# [What to do]
Would you repeat the listing exactly but omit every picture?

# [Data]
** Begin **

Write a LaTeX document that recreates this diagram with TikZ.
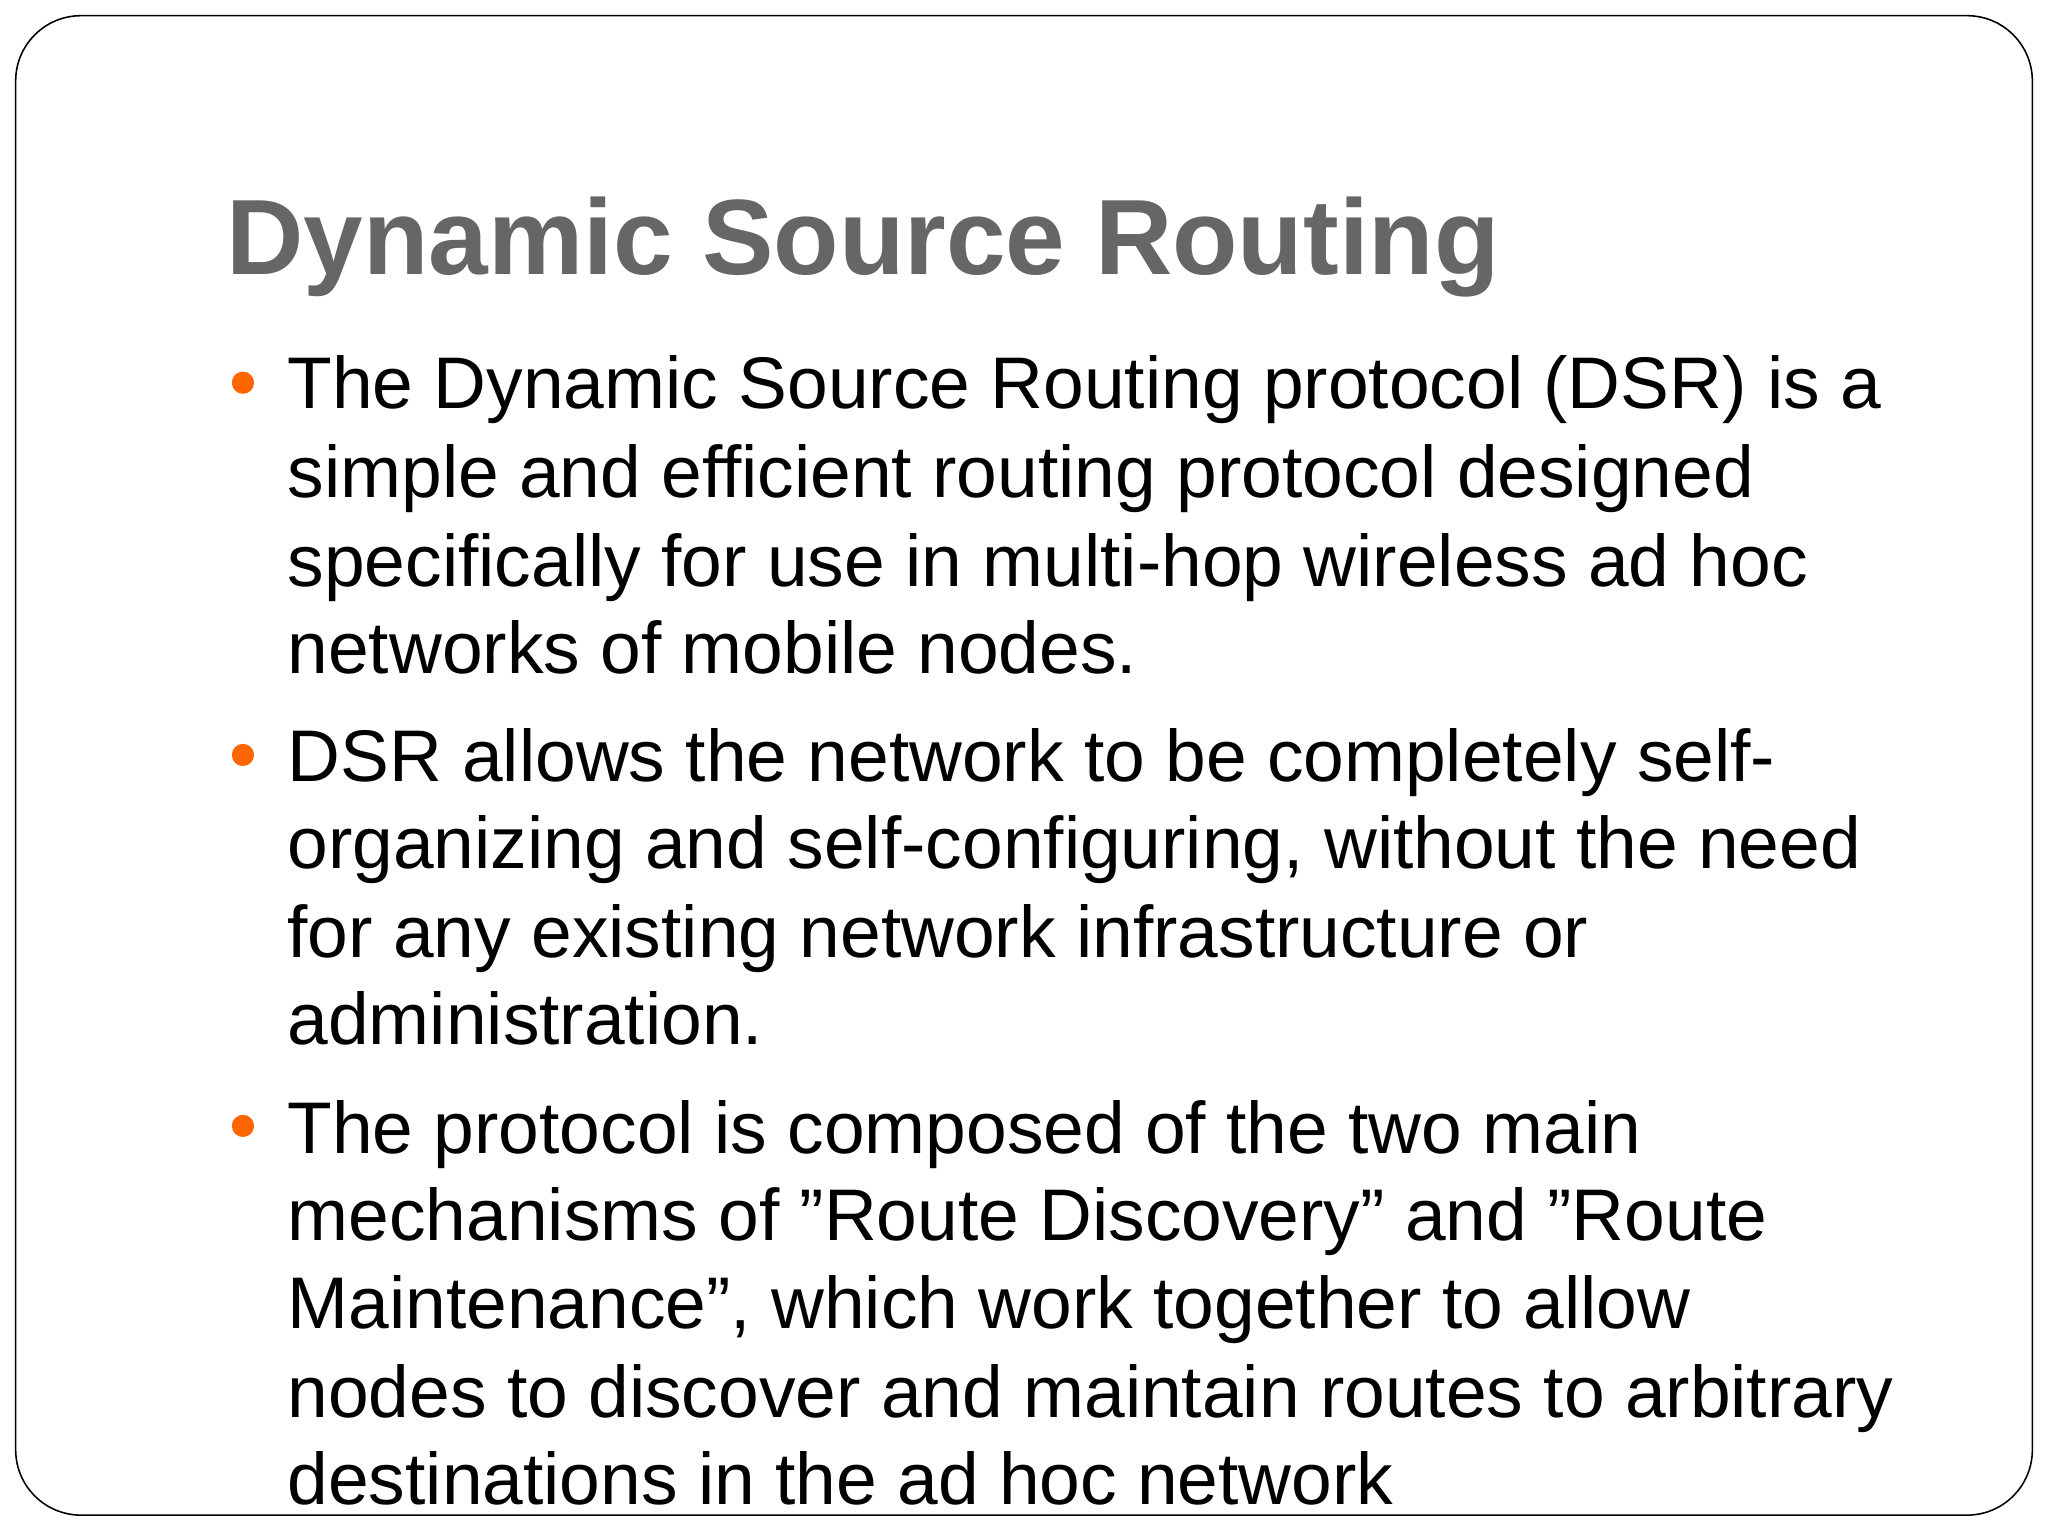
\documentclass[tikz,border=0pt]{standalone}
\usepackage{fontspec}
\setmainfont{Liberation Sans}
\begin{document}
\begin{tikzpicture}[x=1pt,y=-1pt,
  ln/.style={anchor=base west,inner sep=0pt,font=\fontsize{56}{60}\selectfont,text=black},
  bul/.style={circle,fill=orange!80!red,inner sep=0pt,minimum size=17pt}]
\useasboundingbox (0,0) rectangle (1568,1176);
\draw[line width=1.2pt,rounded corners=50pt] (12,12) rectangle (1556,1160);
\node[anchor=base west,inner sep=0pt,font=\fontsize{82}{86}\selectfont\bfseries,text=black!60] (title) at (173,210) {Dynamic Source Routing};
\foreach \y in {293,578,862} \node[bul] at (186,\y) {};
\node[ln] (a1) at (220,313) {The Dynamic Source Routing protocol (DSR) is a};
\node[ln] (a2) at (220,381) {simple and efficient routing protocol designed};
\node[ln] (a3) at (220,449) {specifically for use in multi-hop wireless ad hoc};
\node[ln] (a4) at (220,516) {networks of mobile nodes.};
\node[ln] (b1) at (220,598) {DSR allows the network to be completely self-};
\node[ln] (b2) at (220,665) {organizing and self-configuring, without the need};
\node[ln] (b3) at (220,733) {for any existing network infrastructure or};
\node[ln] (b4) at (220,800) {administration.};
\node[ln] (c1) at (220,883) {The protocol is composed of the two main};
\node[ln] (c2) at (220,950) {mechanisms of "Route Discovery" and "Route};
\node[ln] (c3) at (220,1017) {Maintenance", which work together to allow};
\node[ln] (c4) at (220,1085) {nodes to discover and maintain routes to arbitrary};
\node[ln] (c5) at (220,1152) {destinations in the ad hoc network};
\end{tikzpicture}
\end{document}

** End **

# [Exercise response]
Write a LaTeX document that recreates this diagram with TikZ.
\documentclass[tikz,border=0pt]{standalone}
\usepackage{fontspec}
\setmainfont{Liberation Sans}
\begin{document}
\begin{tikzpicture}[x=1pt,y=-1pt,
  ln/.style={anchor=base west,inner sep=0pt,font=\fontsize{56}{60}\selectfont,text=black},
  bul/.style={circle,fill=orange!80!red,inner sep=0pt,minimum size=17pt}]
\useasboundingbox (0,0) rectangle (1568,1176);
\draw[line width=1.2pt,rounded corners=50pt] (12,12) rectangle (1556,1160);
\node[anchor=base west,inner sep=0pt,font=\fontsize{82}{86}\selectfont\bfseries,text=black!60] (title) at (173,210) {Dynamic Source Routing};
\foreach \y in {293,578,862} \node[bul] at (186,\y) {};
\node[ln] (a1) at (220,313) {The Dynamic Source Routing protocol (DSR) is a};
\node[ln] (a2) at (220,381) {simple and efficient routing protocol designed};
\node[ln] (a3) at (220,449) {specifically for use in multi-hop wireless ad hoc};
\node[ln] (a4) at (220,516) {networks of mobile nodes.};
\node[ln] (b1) at (220,598) {DSR allows the network to be completely self-};
\node[ln] (b2) at (220,665) {organizing and self-configuring, without the need};
\node[ln] (b3) at (220,733) {for any existing network infrastructure or};
\node[ln] (b4) at (220,800) {administration.};
\node[ln] (c1) at (220,883) {The protocol is composed of the two main};
\node[ln] (c2) at (220,950) {mechanisms of "Route Discovery" and "Route};
\node[ln] (c3) at (220,1017) {Maintenance", which work together to allow};
\node[ln] (c4) at (220,1085) {nodes to discover and maintain routes to arbitrary};
\node[ln] (c5) at (220,1152) {destinations in the ad hoc network};
\end{tikzpicture}
\end{document}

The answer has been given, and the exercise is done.